In questo senso pare si stia orientando anche la signora Meloni, nella misura in cui vorrebbe (il condizionale è d’obbligo) il controllo
della stampa. Alle limitazioni della libertà ci si arriva per gradi, Il primo passo è il premierato, cioè il pervenire alla elezione di un governo
di ferro, snaturando le prerogative del Presidente della Repubblica.
Le prime restrizioni si stanno ponendo in essere con l’introduzione, nei consultori (laddove ci sono), di persone che dovrebbero far
capire alla donna che l’aborto è un omicidio, per dissuaderla. Infatti, Incoronata Boccia, vice direttrice del TG1 ha dichiarato: “stiamo
scambiando un delitto per un diritto”. Pietro Senaldi, vice direttore di “Libero”, interrogato in proposito da Floris, la sera del 23 aprile, ha
detto che quella della giornalista Boccia è una idea personale, il che equivale a dire che una cosa sono le idee personali di una
giornalista, altre, invece, sono le idee che guidano la giornalista medesima nell’esercizio delle sue funzioni di vice direttrice del TG1.
Siamo alla schizofrenia, se dovesse essere vero quello che ha detto Senaldi.

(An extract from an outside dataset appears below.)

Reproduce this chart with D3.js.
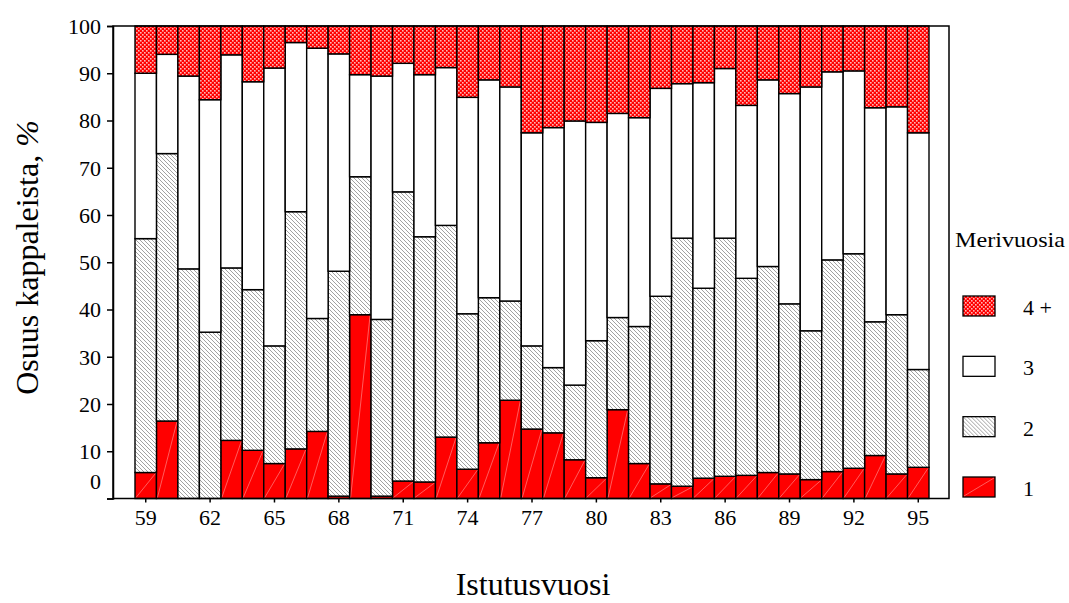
<!DOCTYPE html>
<html>
<head>
<meta charset="utf-8">
<script src="https://cdn.jsdelivr.net/npm/d3@7"></script>
<style>
  body { margin: 0; background: #fff; }
  svg { display: block; }
</style>
</head>
<body>
<svg id="chart" width="1069" height="603"></svg>
<script>
// Categories: planting year (Istutusvuosi), 1959-1995
const years = [59,60,61,62,63,64,65,66,67,68,69,70,71,72,73,74,75,76,77,78,79,80,81,82,83,84,85,86,87,88,89,90,91,92,93,94,95];
// Share (%) of fish with 1, 2, 3 and 4+ sea years
const sea1 = [5.5,16.4,0,0,12.3,10.2,7.4,10.5,14.2,0.5,38.9,0.5,3.7,3.5,13.0,6.2,11.8,20.8,14.7,13.9,8.2,4.4,18.8,7.4,3.1,2.6,4.3,4.7,4.9,5.5,5.2,4.0,5.7,6.4,9.1,5.2,6.6];
const sea2 = [49.5,56.6,48.6,35.2,36.5,34.0,24.9,50.2,23.9,47.6,29.2,37.4,61.2,51.9,44.8,32.9,30.7,21.0,17.6,13.8,15.8,29.0,19.5,29.0,39.7,52.5,40.2,50.4,41.7,43.6,36.0,31.5,44.8,45.4,28.3,33.7,20.7];
const sea3 = [35.0,21.0,40.8,49.2,45.1,44.0,58.8,35.8,57.2,46.0,21.6,51.5,27.2,34.3,33.4,45.8,46.1,45.3,45.1,50.8,55.9,46.2,43.2,44.2,44.0,32.7,43.5,35.9,36.6,39.5,44.5,51.6,39.8,38.7,45.3,44.0,50.1];
const sea4 = [10.0,6.0,10.6,15.6,6.1,11.8,8.9,3.5,4.7,5.9,10.3,10.6,7.9,10.3,8.8,15.1,11.4,12.9,22.6,21.5,20.1,20.4,18.5,19.4,13.2,12.2,12.0,9.0,16.8,11.4,14.3,12.9,9.7,9.5,17.3,17.1,22.6];
const seriesKeys = ["1","2","3","4 +"];
const legendOrder = ["4 +","3","2","1"];
const yTicks = [0,10,20,30,40,50,60,70,80,90,100];
const xTickYears = [59,62,65,68,71,74,77,80,83,86,89,92,95];

const FONT = '"Liberation Serif", "Times New Roman", Times, serif';
const svg = d3.select("#chart");
const defs = svg.append("defs");

// pattern for 4+ : red with light checker
const p4 = defs.append("pattern").attr("id","pat4").attr("patternUnits","userSpaceOnUse").attr("width",4).attr("height",4);
p4.append("rect").attr("width",4).attr("height",4).attr("fill","#ff0000");
p4.append("rect").attr("x",0).attr("y",0).attr("width",1.6).attr("height",1.6).attr("fill","#ffb8b8");
p4.append("rect").attr("x",2).attr("y",2).attr("width",1.6).attr("height",1.6).attr("fill","#ffb8b8");
// pattern for 2 : diagonal gray hatch
const p2 = defs.append("pattern").attr("id","pat2").attr("patternUnits","userSpaceOnUse").attr("width",4).attr("height",4);
p2.append("rect").attr("width",4).attr("height",4).attr("fill","#ffffff");
p2.append("path").attr("d","M-1,-1 L5,5 M-1,3 L1,5 M3,-1 L5,1").attr("stroke","#8a8a8a").attr("stroke-width",0.8);

const fills = {"1":"#ff0000","2":"url(#pat2)","3":"#ffffff","4 +":"url(#pat4)"};

const mLeft = 113, mRight = 949, mTop = 26, mBottom = 498.5;

const x = d3.scaleBand().domain(years).range([135, 929]).padding(0);
const y = d3.scaleLinear().domain([0,100]).range([mBottom, mTop]);

const table = years.map((yr,i) => ({year: yr, "1": sea1[i], "2": sea2[i], "3": sea3[i], "4 +": sea4[i]}));
const stacked = d3.stack().keys(seriesKeys)(table);

const g = svg.append("g");
stacked.forEach(layer => {
  const key = layer.key;
  const lg = g.append("g");
  lg.selectAll("rect").data(layer).join("rect")
    .attr("x", d => x(d.data.year))
    .attr("y", d => y(d[1]))
    .attr("width", x.bandwidth())
    .attr("height", d => y(d[0]) - y(d[1]))
    .attr("fill", fills[key])
    .attr("stroke", "#000")
    .attr("stroke-width", 1.4);
  if (key === "1") {
    lg.selectAll("line").data(layer.filter(d => d[1] - d[0] > 0.8)).join("line")
      .attr("x1", d => x(d.data.year) + 1)
      .attr("y1", d => y(d[0]) - 1)
      .attr("x2", d => x(d.data.year) + x.bandwidth() - 1)
      .attr("y2", d => y(d[1]) + 1)
      .attr("stroke", "#ff9a9a").attr("stroke-width", 0.6);
  }
});

// frame
svg.append("path")
  .attr("d", `M${mLeft},${mTop} L${mRight},${mTop} L${mRight},${mBottom} L${mLeft},${mBottom} Z`)
  .attr("fill","none").attr("stroke","#000").attr("stroke-width",1.5);

// y axis
const yAxis = d3.axisLeft(y).tickValues(yTicks).tickSize(6).tickPadding(6).tickFormat(d3.format("d"));
const yg = svg.append("g").attr("transform", `translate(${mLeft},0)`).call(yAxis);
yg.attr("font-family", null);
yg.select(".domain").attr("stroke","#000").attr("stroke-width",1.5);
yg.selectAll(".tick line").attr("stroke","#000").attr("stroke-width",1.5);
yg.selectAll(".tick text").style("font-family", FONT).style("font-size","22px").attr("fill","#000")
  .attr("dy", d => d === 0 ? "-0.45em" : "0.33em");

// x axis
const xAxis = d3.axisBottom(x).tickValues(xTickYears).tickSize(4).tickPadding(7);
const xg = svg.append("g").attr("transform", `translate(0,${mBottom})`).call(xAxis);
xg.attr("font-family", null);
xg.select(".domain").remove();
xg.selectAll(".tick line").attr("stroke","#000").attr("stroke-width",1.5);
xg.selectAll(".tick text").style("font-family", FONT).style("font-size","22px").attr("fill","#000");

// axis titles
const yt = svg.append("text").attr("transform","translate(38,257.5) rotate(-90)")
  .attr("text-anchor","middle").style("font-family", FONT).style("font-size","32px");
yt.append("tspan").text("Osuus kappaleista, ");
yt.append("tspan").style("font-style","italic").text("%");

svg.append("text").attr("x", 533).attr("y", 595).attr("text-anchor","middle")
  .style("font-family", FONT).style("font-size","32px").text("Istutusvuosi");

// legend
svg.append("text").attr("x", 955).attr("y", 247)
  .attr("textLength", 110).attr("lengthAdjust", "spacingAndGlyphs")
  .style("font-family", FONT).style("font-size","22px").text("Merivuosia");
const ly = d3.scalePoint().domain(legendOrder).range([296, 477]);
const leg = svg.append("g").selectAll("g").data(legendOrder).join("g")
  .attr("transform", d => `translate(963,${ly(d)})`);
leg.append("rect").attr("width",32).attr("height",20)
  .attr("fill", d => fills[d]).attr("stroke","#000").attr("stroke-width",1.3);
leg.filter(d => d === "1").append("line")
  .attr("x1",1).attr("y1",19).attr("x2",31).attr("y2",1).attr("stroke","#ff9a9a").attr("stroke-width",0.6);
leg.append("text").attr("x", 60).attr("y", 19).style("font-family", FONT).style("font-size","22px").text(d => d);
</script>
</body>
</html>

Ma vediiamo come è giudicata la signora Meloni dai giornali esteri, secondo quanto abbiamo potuto vedere nella trasmissione di
Floris del 23 aprile. Le Figaro: “In Italia cresce l’influenza del governo sui media”, The Guardian: “Meloni trasforma la TV italiana in un
megafono per l’estrema destra”; El Pais: “Meloni vuole pieno potere sui media”, Liberation: “Meloni non nasconde la sua intenzione di
portare l’Italia verso il modello illiberale di Polonia e Ungheria”; The New York Times: Preoccupanti sforzi per riempire l’emittente
pubblica di lealisti. Il governo Meloni ha una dura vena autoritaria”.
Non sappiamo cos’altro si possa dire della signora Meloni per aver l’idea di come lei stia instaurando in Italia un fascismo, stile
ventunesimo secolo.
Allarmante è il comunicato dell’USIGRAI, il sindacato dei giornalisti Rai: “Il sindacato dei giornalisti del servizio pubblico interviene
con un comunicato, andato in onda domenica 21 aprile 2024, per stigmatizzare la decisione dell’azienda di cancellare l’intervento dello
scrittore previsto nella puntata di: “Che sarà”, su Rai3, di sabato 20. E rivolge una lettera aperta all’amministratore delegato, Roberto
Sergio: “Non è mai tardi per cambiare rotta”.
“Il controllo dei vertici della Rai sull’informazione del servizio pubblico”, prosegue il comunicato, “Si fa ogni giorno più asfissiante.
Dopo aver svuotato della loro identità due canali, ora i dirigenti nominati dal governo intervengono bloccando anche ospiti non graditi,
come Antonio Scurati a cui era stato affidato un monologo sul 25 aprile, in una rete. Rai3 ormai stravolta nel palinsesto e irriconoscibile
per i telespettatori. La stessa azienda, che ha speso 6 milioni per il programma Avanti Popolo, ora avanza motivazioni di carattere
economico per l’esclusione di Scurati.Motivazioni già smentite dai fatti”. Il comunicato è lungo circa due cartelle, ma noi ci fermiamo
qui, anche se altri passaggi li useremo in altre occasioni.